Sidney Stripling was an African American old-time and blues musician from Kathleen, Georgia. He is believed to have been born in the 19th century, and died some time between 1941 and 1945.

At the request of Alan Lomax, in charge of the Archive of American Folk Song at the Library of Congress, John Wesley Work III of Fisk University recorded ten of Stripling's songs at the Fort Valley State College Folk Festival in Fort Valley, Georgia in March 1941. These are the only known recordings of the artist, and include ballads, spirituals, blues, dance tunes and children's songs.
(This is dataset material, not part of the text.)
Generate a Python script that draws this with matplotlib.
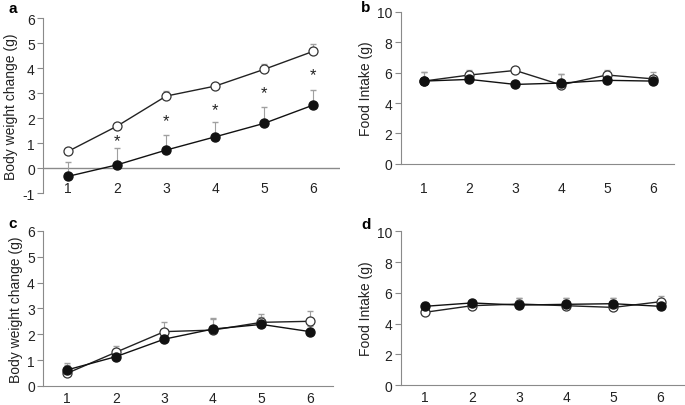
import numpy as np
import matplotlib.pyplot as plt

plt.rcParams['font.family'] = ['Liberation Sans', 'DejaVu Sans']
plt.rcParams['axes.unicode_minus'] = False

weeks = [1, 2, 3, 4, 5, 6]

# panel a - body weight change
a_open = [0.67, 1.68, 2.88, 3.28, 3.95, 4.67]
a_open_err = [0.0, 0.1, 0.19, 0.1, 0.23, 0.3]
a_fill = [-0.33, 0.13, 0.72, 1.25, 1.79, 2.52]
a_fill_err = [0.56, 0.67, 0.62, 0.61, 0.66, 0.62]
a_star = [1.1, 1.9, 2.35, 3.0, 3.72]

# panel b - food intake
b_open = [5.45, 5.85, 6.15, 5.2, 5.85, 5.6]
b_open_err = [0.6, 0.35, 0.0, 0.7, 0.35, 0.45]
b_fill = [5.45, 5.56, 5.23, 5.32, 5.5, 5.45]
b_fill_err = [0.6, 0.3, 0.0, 0.6, 0.3, 0.3]

# panel c - body weight change
c_open = [0.49, 1.3, 2.1, 2.16, 2.46, 2.5]
c_open_err = [0.3, 0.25, 0.36, 0.46, 0.31, 0.39]
c_fill = [0.62, 1.13, 1.81, 2.2, 2.38, 2.1]
c_fill_err = [0.25, 0.2, 0.3, 0.4, 0.3, 0.2]

# panel d - food intake
d_open = [4.73, 5.16, 5.27, 5.16, 5.05, 5.42]
d_open_err = [0.3, 0.2, 0.37, 0.48, 0.59, 0.39]
d_fill = [5.12, 5.34, 5.2, 5.25, 5.29, 5.12]
d_fill_err = [0.25, 0.15, 0.44, 0.39, 0.35, 0.2]

fig = plt.figure(figsize=(6.85, 4.06), dpi=100)
GRAY = '#8a8a8a'
TXT = '#222222'


def draw(ax, yo, eo, yf, ef):
    z = np.zeros(len(weeks))
    ax.errorbar(weeks, yo, yerr=[z, eo], fmt='none', ecolor='#a0a0a0', elinewidth=0.8, capsize=2, zorder=1)
    ax.errorbar(weeks, yf, yerr=[z, ef], fmt='none', ecolor='#a0a0a0', elinewidth=0.8, capsize=2, zorder=1)
    ax.plot(weeks, yo, color='#222222', lw=1.0, marker='o', ms=6.5, mfc='white', mec='#333333', mew=0.9, zorder=3)
    ax.plot(weeks, yf, color='#111111', lw=1.0, marker='o', ms=6.5, mfc='#111111', mec='#111111', zorder=4)


def style(ax, xlim, ylim, yticks, ylabel, xpad):
    ax.set_xlim(*xlim)
    ax.set_ylim(*ylim)
    ax.set_yticks(yticks)
    ax.set_xticks(weeks)
    for s in ['top', 'right']:
        ax.spines[s].set_visible(False)
    ax.spines['left'].set_color(GRAY)
    ax.spines['bottom'].set_color(GRAY)
    ax.tick_params(axis='y', colors=GRAY, labelcolor=TXT, labelsize=10, length=4, width=0.8, pad=2)
    ax.tick_params(axis='x', length=0, labelsize=10, labelcolor=TXT, pad=xpad)
    ax.set_ylabel(ylabel, fontsize=10, color=TXT, labelpad=3)


# a
ax = fig.add_axes([0.063, 0.522, 0.4336, 0.431])
draw(ax, a_open, a_open_err, a_fill, a_fill_err)
style(ax, (0.49, 6.55), (-1, 6), range(-1, 7), 'Body weight change (g)', -9)
ax.spines['bottom'].set_visible(False)
ax.axhline(0, color=GRAY, lw=1.0, zorder=0)
for x, y in zip(weeks[1:], a_star):
    ax.text(x, y, '*', ha='center', va='center', fontsize=12, color=TXT)
fig.text(0.012, 0.978, 'a', fontsize=11, fontweight='bold', va='center')

# b
ax = fig.add_axes([0.585, 0.594, 0.3985, 0.374])
draw(ax, b_open, b_open_err, b_fill, b_fill_err)
style(ax, (0.498, 6.46), (0, 10), range(0, 11, 2), 'Food Intake (g)', 12)
fig.text(0.527, 0.98, 'b', fontsize=11, fontweight='bold', va='center')

# c
ax = fig.add_axes([0.063, 0.047, 0.423, 0.382])
draw(ax, c_open, c_open_err, c_fill, c_fill_err)
style(ax, (0.506, 6.47), (0, 6), range(0, 7), 'Body weight change (g)', 3.5)
fig.text(0.012, 0.448, 'c', fontsize=11, fontweight='bold', va='center')

# d
ax = fig.add_axes([0.585, 0.049, 0.413, 0.379])
draw(ax, d_open, d_open_err, d_fill, d_fill_err)
style(ax, (0.49, 6.49), (0, 10), range(0, 11, 2), 'Food Intake (g)', 3.5)
fig.text(0.527, 0.446, 'd', fontsize=11, fontweight='bold', va='center')

fig.savefig('out.png', dpi=100)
Stripling sings and plays what may be a four-string banjo in a style typical of the period around 1900.

==Available recordings==

The recordings of Stripling found in The Archive of Folk Culture are:

AFS 5149
- B1. "Standin' on the Corner Smokin' a Cheap Cigar"

AFS 5154
- A2. "Hammering in My Soul"
- B2. "Whoa, Mule Whoa"

AFS 5155
- A1. "Alabama Red"
- A2. "Coon Gi'nt"

AFS 5161
- A1. "Breakaway"
- A2. "Sevassafool"
- B1. "Where You Been So Long" (with Gus Gibson, guitar)
- B2. "Lookin' For the Bully in This Town"
- B3. "Sally Walker"

The following songs have been published on the CD Deep River of Song: Georgia (Rounder Records 2001), a selection of songs from the Allan Lomax Collection:
- "Sally Walker" (Children's song)
- "Coon Gi'nt" ("Coonjine")
- "Breakaway"
- "Sevassafool" ("Sebastopol")

The song "Breakaway" is featured on the soundtrack of the Martin Scorsese movie Gangs of New York (2002).

==Trivia==
- Is the Great-Grandfather (paternal) of the American socialite David Stripling.